Exercise description: Starting at the first line of the data, print each line verbatim up to and including the line bearing "import plotly.graph_objects as go", omitting pictures.

Information supplied:
——

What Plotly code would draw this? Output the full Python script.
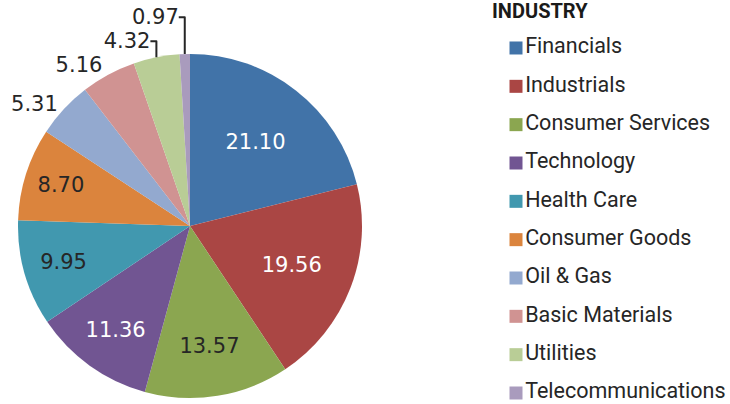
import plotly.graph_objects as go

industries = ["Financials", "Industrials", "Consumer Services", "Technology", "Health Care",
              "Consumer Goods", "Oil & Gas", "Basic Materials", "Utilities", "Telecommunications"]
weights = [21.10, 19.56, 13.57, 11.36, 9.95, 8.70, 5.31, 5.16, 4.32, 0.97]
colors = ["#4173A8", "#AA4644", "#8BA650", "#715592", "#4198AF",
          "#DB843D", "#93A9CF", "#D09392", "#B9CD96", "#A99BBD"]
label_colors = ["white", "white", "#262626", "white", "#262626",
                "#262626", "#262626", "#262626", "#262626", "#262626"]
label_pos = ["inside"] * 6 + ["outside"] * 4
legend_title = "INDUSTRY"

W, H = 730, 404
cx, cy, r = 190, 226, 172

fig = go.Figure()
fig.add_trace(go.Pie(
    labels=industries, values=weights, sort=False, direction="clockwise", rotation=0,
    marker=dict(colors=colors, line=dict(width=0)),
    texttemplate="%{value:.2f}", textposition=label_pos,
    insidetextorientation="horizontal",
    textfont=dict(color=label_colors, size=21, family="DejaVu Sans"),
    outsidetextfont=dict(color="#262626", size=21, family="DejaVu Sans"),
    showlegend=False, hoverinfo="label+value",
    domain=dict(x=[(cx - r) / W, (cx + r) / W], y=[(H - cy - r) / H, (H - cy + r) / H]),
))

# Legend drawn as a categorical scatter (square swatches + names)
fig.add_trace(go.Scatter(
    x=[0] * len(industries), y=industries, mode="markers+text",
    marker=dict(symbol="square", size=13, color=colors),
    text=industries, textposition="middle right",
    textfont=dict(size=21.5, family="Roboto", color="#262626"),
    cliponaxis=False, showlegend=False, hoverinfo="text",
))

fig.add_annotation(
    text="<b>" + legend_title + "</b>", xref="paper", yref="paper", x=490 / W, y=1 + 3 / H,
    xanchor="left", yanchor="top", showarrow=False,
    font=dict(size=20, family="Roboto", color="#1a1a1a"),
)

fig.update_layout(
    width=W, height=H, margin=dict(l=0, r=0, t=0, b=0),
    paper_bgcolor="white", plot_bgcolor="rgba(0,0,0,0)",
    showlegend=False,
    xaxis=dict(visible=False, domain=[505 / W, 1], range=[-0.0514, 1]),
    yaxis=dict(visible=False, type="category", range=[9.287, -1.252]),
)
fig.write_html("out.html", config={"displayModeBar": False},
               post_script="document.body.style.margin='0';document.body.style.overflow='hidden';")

——

Correct response:
What Plotly code would draw this? Output the full Python script.
import plotly.graph_objects as go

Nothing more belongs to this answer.